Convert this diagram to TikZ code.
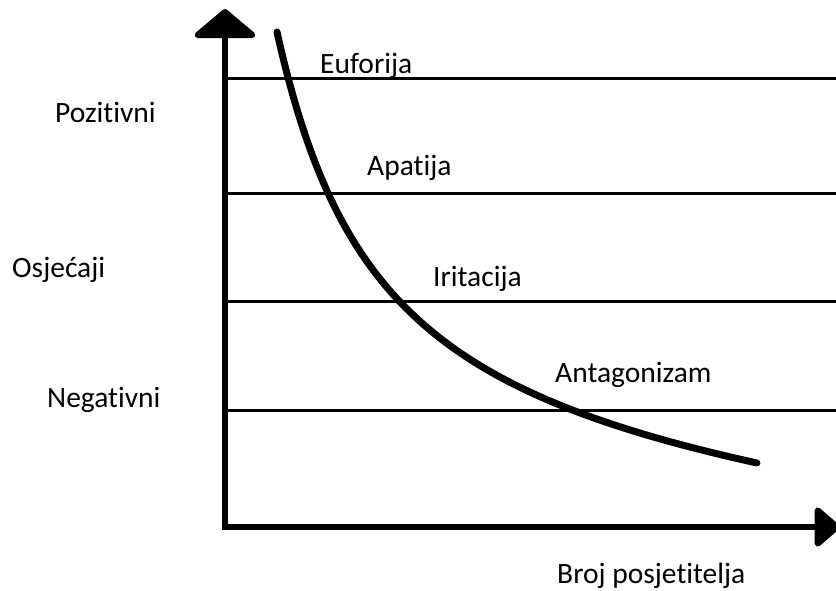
\documentclass[tikz,border=0pt]{standalone}
\usepackage{fontspec}
\setmainfont{Carlito}[Ligatures=NoCommon]
\usetikzlibrary{arrows.meta}

\begin{document}
\begin{tikzpicture}
[x=1pt,y=-1pt,%%%%%%%%%%%%%%%%%%%%%%%%%%%%%%
axis/.style={line width=6pt},
level/.style={line width=3pt},
curve/.style={line width=7pt,line cap=round},
lbl/.style={anchor=base west,inner sep=0pt,font=\fontsize{29.5}{32}\selectfont},
]%%%%%%%%%%%%%%%%%%%%%%%%%%%%%%
\useasboundingbox (0,0) rectangle (836,590);

\coordinate (origin) at (225,527);
\coordinate (ytop) at (225,9);
\coordinate (xend) at (840,527);

\draw[axis,-{Triangle[width=70pt,length=30pt,round]}] ([yshift=-3pt]origin) -- (ytop);
\draw[axis,-{Triangle[width=45pt,length=27pt,round]}] ([xshift=-3pt]origin) -- (xend);

\foreach \y in {78,193,301,410}
\draw[level] (228,\y) -- (836,\y);

\coordinate (cstart) at (277,32);
\coordinate (cend) at (757,463);
\draw[curve] (cstart) .. controls (336,296) and (435,392) .. (cend);

\node[lbl] (euf) at (320,73) {Euforija};
\node[lbl] (apa) at (367,175) {Apatija};
\node[lbl] (iri) at (433,286) {Iritacija};
\node[lbl] (ant) at (555,382) {Antagonizam};

\node[lbl] (poz) at (55,122) {Pozitivni};
\node[lbl] (osj) at (12,277) {Osjećaji};
\node[lbl] (neg) at (47,407) {Negativni};
\node[lbl] (broj) at (557,583) {Broj posjetitelja};
\end{tikzpicture}
\end{document}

· · · · ·

GIVEN EXERCISE:
Extract, word for word, each line from the top of the data down to and including the line with "(xend) at (840,527);"; skip the pictures.

TASK RESULT:
Convert this diagram to TikZ code.
\documentclass[tikz,border=0pt]{standalone}
\usepackage{fontspec}
\setmainfont{Carlito}[Ligatures=NoCommon]
\usetikzlibrary{arrows.meta}

\begin{document}
\begin{tikzpicture}
[x=1pt,y=-1pt,%%%%%%%%%%%%%%%%%%%%%%%%%%%%%%
axis/.style={line width=6pt},
level/.style={line width=3pt},
curve/.style={line width=7pt,line cap=round},
lbl/.style={anchor=base west,inner sep=0pt,font=\fontsize{29.5}{32}\selectfont},
]%%%%%%%%%%%%%%%%%%%%%%%%%%%%%%
\useasboundingbox (0,0) rectangle (836,590);

\coordinate (origin) at (225,527);
\coordinate (ytop) at (225,9);
\coordinate (xend) at (840,527);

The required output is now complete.